Я собирался в тихом одиночестве хорошенько осмотреть дом и заодно поискать «капиталец», но тщетно – то и дело появлялись селяне, якобы для того, чтобы принести свои никому не нужные соболезнования, а на самом деле, чтобы попялиться на меня и, если представится такая возможность, прихватить на память о покойном что-нибудь интересное. Возможности такой я, впрочем, никому не предоставил. Потом из вечерней прохлады сада возникла монументальная фигура скорбной вдовы, надеявшейся выторговать пару-тройку мерцалов… и не выторговала. Всплакнув для порядка, она, позвав на подмогу нескольких женщин, принялась вместе с ними переносить из своего дома посуду с едой и бутыли с напитками.

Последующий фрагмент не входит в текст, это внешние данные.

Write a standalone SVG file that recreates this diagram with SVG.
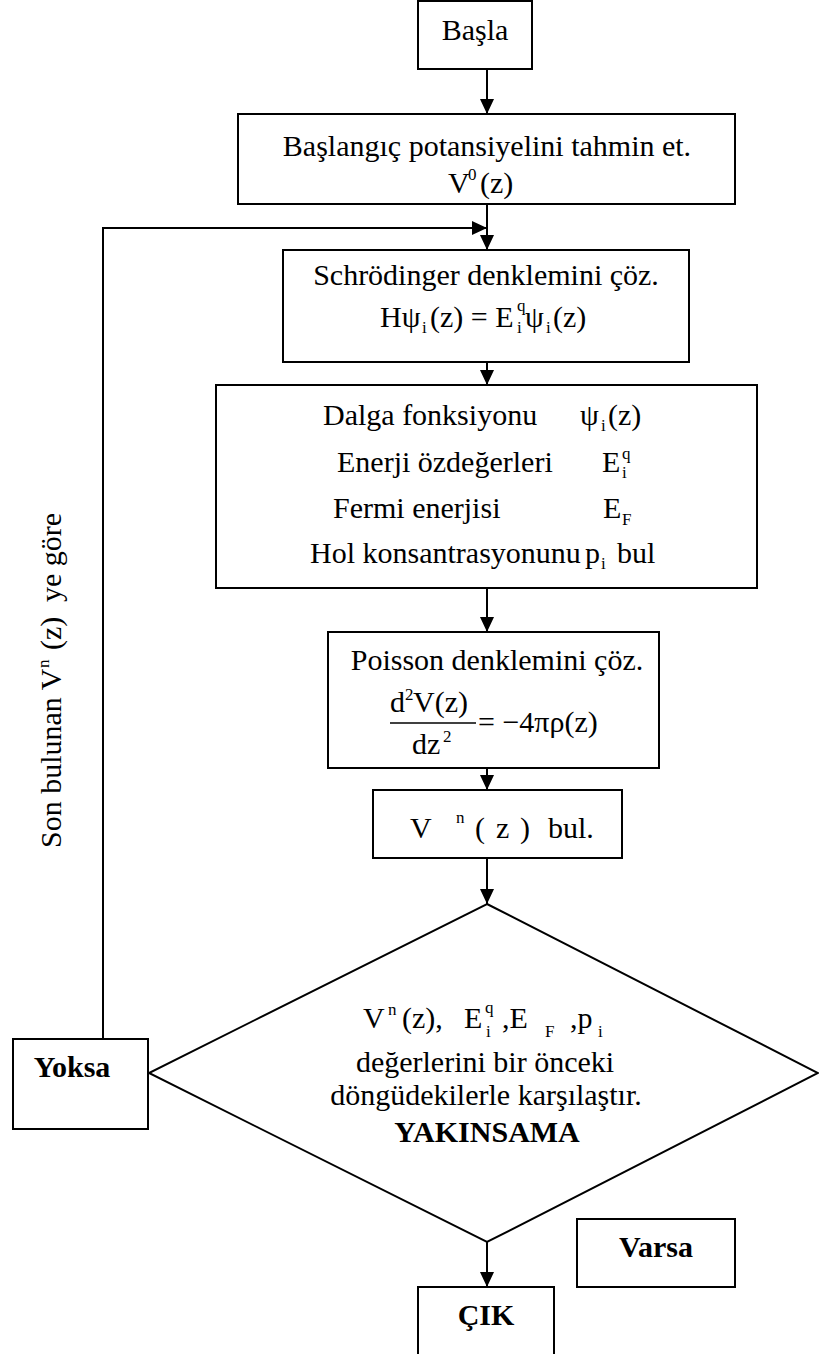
<svg xmlns="http://www.w3.org/2000/svg" width="819" height="1354" viewBox="0 0 819 1354">
<style>
.box{fill:#fff;stroke:#000;stroke-width:2}
.ln{fill:none;stroke:#000;stroke-width:2}
.t{font-family:'Liberation Serif','DejaVu Serif',serif;font-size:30px;fill:#000}
.b{font-weight:bold}
.s{font-size:17px}
</style>
<defs>
<marker id="ah" markerUnits="userSpaceOnUse" markerWidth="16" markerHeight="16" refX="15" refY="7" orient="auto">
<path d="M0,0 L15,7 L0,14 z" fill="#000"/>
</marker>
</defs>
<rect width="819" height="1354" fill="#fff"/>
<g id="connectors">
<line class="ln" x1="487" y1="69" x2="487" y2="114" marker-end="url(#ah)"/>
<line class="ln" x1="487" y1="204" x2="487" y2="250" marker-end="url(#ah)"/>
<polyline class="ln" points="103,1039 103,228 487,228" marker-end="url(#ah)"/>
<line class="ln" x1="487" y1="362" x2="487" y2="385" marker-end="url(#ah)"/>
<line class="ln" x1="487" y1="588" x2="487" y2="632" marker-end="url(#ah)"/>
<line class="ln" x1="487" y1="768" x2="487" y2="790" marker-end="url(#ah)"/>
<line class="ln" x1="487" y1="858" x2="487" y2="904" marker-end="url(#ah)"/>
<line class="ln" x1="487" y1="1242" x2="487" y2="1287" marker-end="url(#ah)"/>
</g>
<g font-family="Liberation Serif, DejaVu Serif, serif" font-size="30">
<g id="basla">
<rect class="box" x="418" y="1" width="114" height="68"/>
<text class="t" x="475" y="40" text-anchor="middle">Başla</text>
</g>
<g id="baslangic">
<rect class="box" x="238" y="114" width="497" height="90"/>
<text class="t" x="487" y="156" text-anchor="middle">Başlangıç potansiyelini tahmin et.</text>
<text class="t" x="448" y="193">V<tspan class="s" x="468" y="180">0</tspan><tspan x="480" y="193">(z)</tspan></text>
</g>
<g id="schrodinger">
<rect class="box" x="283" y="250" width="406" height="112"/>
<text class="t" x="486" y="285" text-anchor="middle">Schrödinger denklemini çöz.</text>
<text class="t" x="380" y="327">Hψ<tspan class="s" x="422" y="333">i</tspan><tspan x="430" y="327">(z) = E</tspan><tspan class="s" x="517" y="311">q</tspan><tspan class="s" x="517" y="333">i</tspan><tspan x="525" y="327">ψ</tspan><tspan class="s" x="546" y="333">i</tspan><tspan x="553" y="327">(z)</tspan></text>
</g>
<g id="dalga">
<rect class="box" x="216" y="385" width="541" height="203"/>
<text class="t" x="323" y="425">Dalga fonksiyonu</text>
<text class="t" x="580" y="425">ψ<tspan class="s" x="601" y="431">i</tspan><tspan x="608" y="425">(z)</tspan></text>
<text class="t" x="337" y="472">Enerji özdeğerleri</text>
<text class="t" x="602" y="472">E<tspan class="s" x="622" y="459">q</tspan><tspan class="s" x="622" y="478">i</tspan></text>
<text class="t" x="333" y="518">Fermi enerjisi</text>
<text class="t" x="603" y="518">E<tspan class="s" x="622" y="525">F</tspan></text>
<text class="t" x="310" y="563">Hol konsantrasyonunu</text>
<text class="t" x="585" y="563">p<tspan class="s" x="601" y="569">i</tspan><tspan x="617" y="563">bul</tspan></text>
</g>
<g id="poisson">
<rect class="box" x="328" y="632" width="331" height="136"/>
<text class="t" x="497" y="670" text-anchor="middle">Poisson denklemini çöz.</text>
<text class="t" x="390" y="712">d<tspan class="s" x="405" y="700">2</tspan><tspan x="413" y="712">V(z)</tspan></text>
<line x1="390" y1="723" x2="476" y2="723" stroke="#000" stroke-width="1.5"/>
<text class="t" x="412" y="754">dz<tspan class="s" x="443" y="742">2</tspan></text>
<text class="t" x="478" y="732">= −4πρ(z)</text>
</g>
<g id="vn">
<rect class="box" x="373" y="790" width="249" height="68"/>
<text class="t" x="410" y="838">V<tspan class="s" x="456" y="823">n</tspan><tspan x="475" y="838">(</tspan><tspan x="496" y="838">z</tspan><tspan x="520" y="838">)</tspan><tspan x="548" y="838">bul.</tspan></text>
</g>
<g id="karar">
<polygon class="box" points="487,904 818,1073 487,1242 149,1073"/>
<text class="t" x="363" y="1028">V<tspan class="s" x="388" y="1015">n</tspan><tspan x="402" y="1028">(z),</tspan><tspan x="464" y="1028">E</tspan><tspan class="s" x="485" y="1013">q</tspan><tspan class="s" x="486" y="1037">i</tspan><tspan x="502" y="1028">,E</tspan><tspan class="s" x="545" y="1037">F</tspan><tspan x="570" y="1028">,p</tspan><tspan class="s" x="598" y="1037">i</tspan></text>
<text class="t" x="485" y="1072" text-anchor="middle">değerlerini bir önceki</text>
<text class="t" x="486" y="1105" text-anchor="middle">döngüdekilerle karşılaştır.</text>
<text class="t b" x="487" y="1142" text-anchor="middle">YAKINSAMA</text>
</g>
<g id="yoksa">
<rect class="box" x="13" y="1039" width="135" height="90"/>
<text class="t b" x="72" y="1077" text-anchor="middle">Yoksa</text>
</g>
<g id="varsa">
<rect class="box" x="577" y="1219" width="158" height="68"/>
<text class="t b" x="656" y="1257" text-anchor="middle">Varsa</text>
</g>
<g id="cik">
<path class="box" d="M418,1360 V1287 H554 V1360"/>
<text class="t b" x="486" y="1325" text-anchor="middle">ÇIK</text>
</g>
<g id="geri-etiket">
<text class="t" transform="translate(61,848) rotate(-90)" x="0" y="0">Son bulunan V<tspan class="s" x="180" y="-12">n</tspan><tspan x="198" y="0">(z)</tspan><tspan x="246" y="0">ye göre</tspan></text>
</g>
</g>
</svg>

Вслед за похоронами не сложились и поминки.

Не сложились главным образом потому, что все, включая и меня, напились. Вернее будет сказать – все, во главе со мной. Я оказался в этом смысле застрельщиком потому, что после трехмесячного вынужденного воздержания поддался опьянению удручающе быстро, несмотря на обильную закуску.

К вечеру горница была битком набита селянами. За уставленным посудой длинным столом они сидели чуть ли не на коленях друг у друга. Стол имел достаточную ширину, чтобы во главе уместились двое, так что двое туда и сели – я и старейшина. На противоположном конце расположился лекарь, место рядом с ним пустовало в ожидании все еще корпевшего над своей писулькой головы. По левую руку от меня устроился сияющий неуместной сейчас улыбкой Дерт, сын Дарта, по правую от старейшины – насупленный гробовщик.

Когда все расселись, дед Заяц поднялся и загнул прочувственную речугу за упокой души «всеми нами почитаемого, дорогого Хуансло Хита». Народ затих, я скорчил скорбную мину, мы выпили… Заскрипели лавки, зазвенела посуда, и общих тостов больше никто не произносил. Вскоре о дорогом покойном как-то подзабыли – атмосфера стала непринужденнее, голоса громче, и мрачные мысли, обычно сопровождающие такое мероприятие, как поминки, отпустили собравшихся. Чувствуя, что быстро пьянею, я налегал на закуски, но это не очень-то помогаю.

Старейшина, попыхивая трубкой, к дыму которой слабо, но вполне явственно примешивался пряный аромат безумной травы, придвинулся ко мне.

– Да, странным был твой старикан, – задумчиво продребезжал он. – Странным и скрытным.

– Во-во, – подтвердил Дерт, сын Дарта, навачившись на стол с другой стороны.

– Ты-то сам его хорошо знал? – осведомился дед Заяц.